In about 1998 I was working at adidas in the US and the cool people on the design team were real Apple heads. They tried to persuade me that a Mac was way more desirable than a PC. Hey, I came close to switching - I quite fancied one of those blueberry iBooks when they came out... but they were hellish expensive, so I stuck with PCs for another few years. Until about 2008 that is, when I finally succumbed to the peer pressure (or marketing?) and bought a 24" iMac with its beautiful glass screen.
Was it a revelation? Not really. Learning how to use a Mac took some weeks, just to master the basics, and being more or less self taught I'm aware that I probably only know about 10% of what I could usefully know. But everyone used to say it was so intuitive! That I'd never want to go back! In reality I was struck by how rigid everything was, how inflexible, how it was impossible to get 'under the hood' of a Mac, how you have to do things a certain way, usually unguessable and random. For some reason I then went and bought an iPhone, and realised how totally on the Steve Jobs path to 'computer says no' hell I was.
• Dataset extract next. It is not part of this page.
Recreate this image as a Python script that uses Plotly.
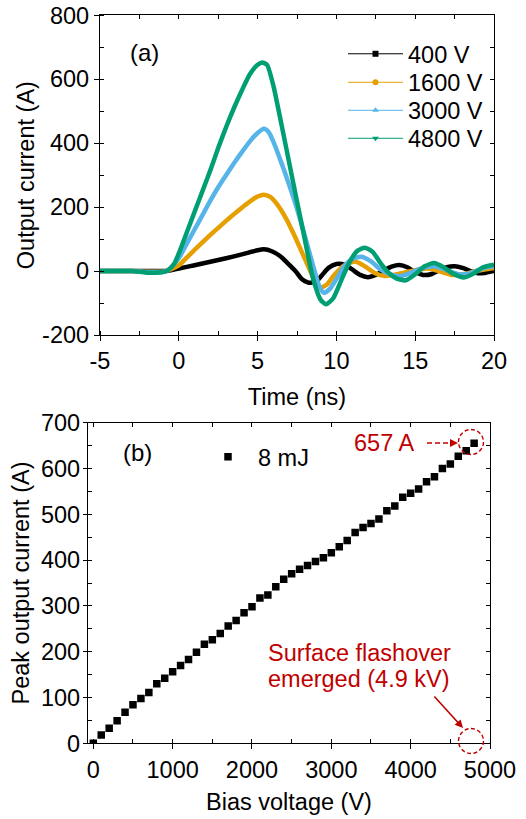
import plotly.graph_objects as go

W, H = 526, 819
FONT = "Liberation Sans, Arial, sans-serif"
RED = "#C00000"
FS = 23.5


def px(x):
    return x / W


def py(y):
    return 1 - y / H


# ---------------- data: panel (a) ----------------
t_400 = [-5, -4, -3, -2, -1, -0.77, 0, 1, 2, 3, 4, 5, 5.4, 5.9, 6.4, 6.9, 7.4, 7.8, 8.2, 8.7, 9.1,
         9.5, 10, 10.5, 11, 11.5, 12, 12.5, 13, 13.5, 14, 14.5, 15, 15.5, 16, 16.5, 17, 17.5, 18,
         18.5, 19, 19.5, 20]
i_400 = [0, 0, 0, 0, 0, 0, 8, 18, 29, 40, 52, 65, 68, 62, 48, 25, 0, -25, -36, -33, -12,
         10, 22, 20, 5, -12, -19, -12, 2, 14, 19, 12, -3, -12, -10, 2, 12, 15, 10,
         0, -7, -5, 0]

t_1600 = [-5, -4, -3, -2, -1, -0.7, 0, 0.5, 1, 1.5, 2, 2.5, 3, 3.5, 4, 4.5, 5, 5.4, 5.8, 6.3,
          6.8, 7.3, 7.8, 8.3, 8.7, 9, 9.4, 9.9, 10.5, 11.2, 11.8, 12.4, 13, 13.6, 14.3, 15,
          15.8, 16.5, 17.3, 18, 18.7, 19.4, 20]
i_1600 = [0, 0, 0, -2, -2, 2, 18, 42, 66, 90, 113, 135, 157, 178, 198, 217, 233, 239, 232, 205,
          165, 115, 60, 5, -38, -52, -42, -10, 18, 30, 15, -5, -15, -12, -5, 3,
          8, 0, -12, -10, -2, 5, 10]

t_3000 = [-5, -4, -3, -2, -1, -0.7, 0, 0.5, 1, 1.5, 2, 2.5, 3, 3.5, 4, 4.5, 5, 5.4, 5.7, 6,
          6.5, 7, 7.5, 8, 8.5, 8.9, 9.2, 9.6, 10, 10.5, 11, 11.6, 12.2, 12.8, 13.4, 14, 14.6,
          15.2, 15.8, 16.3, 17, 17.8, 18.4, 19, 19.5, 20]
i_3000 = [0, 0, 0, -3, -2, 2, 40, 85, 130, 175, 220, 262, 300, 337, 372, 405, 432, 445, 435, 405,
          340, 270, 195, 110, 20, -45, -68, -55, -25, 15, 38, 45, 30, 5, -10, -16, -8,
          5, 13, 14, 3, -10, -8, 3, 12, 15]

t_4800 = [-5, -4, -3, -2.5, -2, -1.5, -1, -0.7, -0.3, 0, 0.5, 1, 1.5, 2, 2.5, 3, 3.5, 4, 4.5,
          5, 5.3, 5.6, 6, 6.5, 7, 7.5, 8, 8.5, 9, 9.35, 9.8, 10.3, 10.8, 11.3, 11.8, 12.3,
          12.8, 13.3, 13.8, 14.4, 15, 15.6, 16.2, 16.8, 17.4, 18.1, 18.7, 19.3, 20]
i_4800 = [0, 0, 0, -2, -5, -5, -3, 2, 22, 55, 120, 185, 250, 315, 385, 450, 510, 565, 615,
          645, 652, 645, 580, 462, 340, 218, 98, -20, -90, -104, -85, -30, 25, 62, 73, 60,
          25, -5, -23, -29, -10, 15, 25, 12, -8, -20, -8, 12, 20]

series_names = ["400 V", "1600 V", "3000 V", "4800 V"]
series_colors = ["#000000", "#E69F00", "#56B4E9", "#009E73"]
series_symbols = ["square", "circle", "triangle-up", "triangle-down"]
series_t = [t_400, t_1600, t_3000, t_4800]
series_i = [i_400, i_1600, i_3000, i_4800]

time_ticks = [-5, 0, 5, 10, 15, 20]
time_ticktext = ["-5", "0", "5", "10", "15", "20"]
cur_ticks = [-200, 0, 200, 400, 600, 800]
cur_ticktext = ["-200", "0", "200", "400", "600", "800"]

# ---------------- data: panel (b) ----------------
bias_v = [0, 100, 200, 300, 400, 500, 600, 700, 800, 900, 1000, 1100, 1200, 1300, 1400, 1500,
          1600, 1700, 1800, 1900, 2000, 2100, 2200, 2300, 2400, 2500, 2600, 2700, 2800, 2900,
          3000, 3100, 3200, 3300, 3400, 3500, 3600, 3700, 3800, 3900, 4000, 4100, 4200, 4300,
          4400, 4500, 4600, 4700, 4800]
peak_i = [0, 18, 33, 49, 68, 84, 98, 111, 130, 142, 156, 170, 183, 199, 216, 226,
          240, 256, 268, 285, 298, 317, 324, 342, 358, 370, 380, 388, 397, 405,
          416, 429, 443, 460, 471, 480, 490, 508, 518, 537, 546, 555, 571, 582,
          600, 610, 627, 639, 655]

fig = go.Figure()

for t, i, c in zip(series_t, series_i, series_colors):
    fig.add_trace(go.Scatter(x=t, y=i, mode="lines", showlegend=False, hoverinfo="skip",
                             line=dict(color=c, width=4.5, shape="spline", smoothing=0.6),
                             xaxis="x", yaxis="y"))

# one legend box per entry so the row spacing can follow the reference
legend_ids = ["legend", "legend3", "legend4", "legend5"]
legend_rows_y = [54, 82.5, 110.5, 138.5]
for n, c, s, lg in zip(series_names, series_colors, series_symbols, legend_ids):
    fig.add_trace(go.Scatter(x=[None], y=[None], mode="lines+markers", name=n,
                             line=dict(color=c, width=1),
                             marker=dict(symbol=s, size=6, color=c),
                             xaxis="x", yaxis="y", legend=lg))

fig.add_trace(go.Scatter(x=bias_v, y=peak_i, mode="markers", name="8 mJ",
                         marker=dict(symbol="square", size=7.5, color="black"),
                         xaxis="x2", yaxis="y2", legend="legend2"))

# dummy traces so the mirrored tick axes get drawn
fig.add_trace(go.Scatter(x=[None], y=[None], xaxis="x3", yaxis="y3", showlegend=False,
                         hoverinfo="skip"))
fig.add_trace(go.Scatter(x=[None], y=[None], xaxis="x4", yaxis="y4", showlegend=False,
                         hoverinfo="skip"))

LW = 1.3
common = dict(showgrid=False, zeroline=False, showline=True, linecolor="black", linewidth=LW,
              tickcolor="black", tickwidth=LW, tickfont=dict(size=FS, family=FONT, color="black"))

xdom1 = [px(100), px(494)]
ydom1 = [py(335), py(15.3)]
xdom2 = [px(88), px(490)]
ydom2 = [py(743.3), py(422.7)]

legend_common = dict(bgcolor="rgba(0,0,0,0)", font=dict(size=FS, family=FONT), itemwidth=55,
                     xanchor="left", yanchor="middle", tracegroupgap=0)

fig.update_layout(
    width=W, height=H, autosize=False,
    margin=dict(l=0, r=0, t=0, b=0),
    paper_bgcolor="white", plot_bgcolor="white",
    font=dict(family=FONT, size=FS, color="black"),
    xaxis=dict(domain=xdom1, anchor="y", range=[-5, 20], tickmode="array", tickvals=time_ticks,
               ticktext=time_ticktext, ticks="outside", ticklen=5,
               minor=dict(dtick=2.5, tick0=0, ticks="inside", ticklen=4, tickcolor="black",
                          tickwidth=LW),
               title=dict(text="Time (ns)", font=dict(size=FS), standoff=15), automargin=False,
               **common),
    yaxis=dict(domain=ydom1, anchor="x", range=[-200, 800], tickmode="array", tickvals=cur_ticks,
               ticktext=cur_ticktext, ticks="outside", ticklen=5,
               minor=dict(dtick=100, tick0=0, ticks="inside", ticklen=4, tickcolor="black",
                          tickwidth=LW),
               title=dict(text="Output current (A)", font=dict(size=FS), standoff=0),
               automargin=False, **common),
    xaxis3=dict(overlaying="x", anchor="y", side="top", range=[-5, 20], tickmode="linear",
                tick0=0, dtick=2.5, ticks="inside", ticklen=4, showticklabels=False, **common),
    yaxis3=dict(overlaying="y", anchor="x", side="right", range=[-200, 800], tickmode="linear",
                tick0=0, dtick=100, ticks="inside", ticklen=4, showticklabels=False, **common),
    xaxis2=dict(domain=xdom2, anchor="y2", range=[-67, 5000], tickmode="linear", tick0=0, dtick=1000,
                ticks="outside", ticklen=5,
                minor=dict(dtick=500, ticks="inside", ticklen=4, tickcolor="black", tickwidth=LW),
                title=dict(text="Bias voltage (V)", font=dict(size=FS), standoff=11),
                automargin=False, **common),
    yaxis2=dict(domain=ydom2, anchor="x2", range=[0, 700], tickmode="linear", tick0=0, dtick=100,
                ticks="outside", ticklen=4, ticklabelstandoff=-2,
                minor=dict(dtick=50, ticks="inside", ticklen=4, tickcolor="black", tickwidth=LW),
                title=dict(text="Peak output current (A)", font=dict(size=FS), standoff=4),
                automargin=False, **common),
    xaxis4=dict(overlaying="x2", anchor="y2", side="top", range=[-67, 5000], tickmode="linear",
                tick0=0, dtick=500, ticks="inside", ticklen=4, showticklabels=False, **common),
    yaxis4=dict(overlaying="y2", anchor="x2", side="right", range=[0, 700], tickmode="linear",
                tick0=0, dtick=50, ticks="inside", ticklen=4, showticklabels=False, **common),
    legend2=dict(x=px(198), y=py(457), xanchor="left", yanchor="middle", bgcolor="rgba(0,0,0,0)",
                 font=dict(size=FS, family=FONT), itemwidth=50),
)
for lg, yy in zip(legend_ids, legend_rows_y):
    fig.update_layout({lg: dict(x=px(343), y=py(yy), **legend_common)})

annotations = [
    dict(x=px(144), y=py(53), text="(a)", font=dict(size=24)),
    dict(x=px(137), y=py(452), text="(b)", font=dict(size=24)),
    dict(x=px(384), y=py(443), text="657 A", font=dict(size=FS, color=RED)),
    dict(x=px(359), y=py(653), text="Surface flashover", font=dict(size=FS, color=RED)),
    dict(x=px(359), y=py(679), text="emerged (4.9 kV)", font=dict(size=FS, color=RED)),
]
for a in annotations:
    a.update(xref="paper", yref="paper", showarrow=False, xanchor="center", yanchor="middle")

# arrows
annotations.append(dict(xref="paper", yref="paper", x=px(463), y=py(728), ax=-30, ay=-33,
                        text="", showarrow=True, arrowhead=2, arrowsize=1, arrowwidth=1.6,
                        arrowcolor=RED))
annotations.append(dict(xref="paper", yref="paper", x=px(458), y=py(443), ax=-8, ay=0,
                        text="", showarrow=True, arrowhead=2, arrowsize=1, arrowwidth=1.6,
                        arrowcolor=RED))
fig.update_layout(annotations=annotations)

r = 12.5
shapes = [
    dict(type="line", xref="paper", yref="paper", x0=px(427), x1=px(452), y0=py(443), y1=py(443),
         line=dict(color=RED, width=1.6, dash="5px,3px")),
    dict(type="circle", xref="paper", yref="paper", x0=px(471 - r), x1=px(471 + r),
         y0=py(442 + r), y1=py(442 - r), line=dict(color=RED, width=1.4, dash="4px,2.5px")),
    dict(type="circle", xref="paper", yref="paper", x0=px(471 - r), x1=px(471 + r),
         y0=py(741 + r), y1=py(741 - r), line=dict(color=RED, width=1.4, dash="4px,2.5px")),
]
fig.update_layout(shapes=shapes)

fig.write_html("out.html", config={"displayModeBar": False},
               post_script="document.body.style.margin='0';")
I went from being reasonably interested in computers and tolerant of their shortcomings, to just another frustrated user moaning about her machine/gadgets. The irony is of course that by the time I switched over to Macs, PCs had come on apace, the dreaded Windows XP was on its way out and PCs were even starting to look like Macs.
I would love to be free of Apple, but it's hard - it feels like I'm in a relationship and it's not a healthy one. And yet so many people still really love Apple. I'm in awe of how it styled itself into the 'good guy' opposite the 'evil' Bill Gates and Microsoft. I used to think it was about the products, but it has to be way, way more than that. Doesn't it?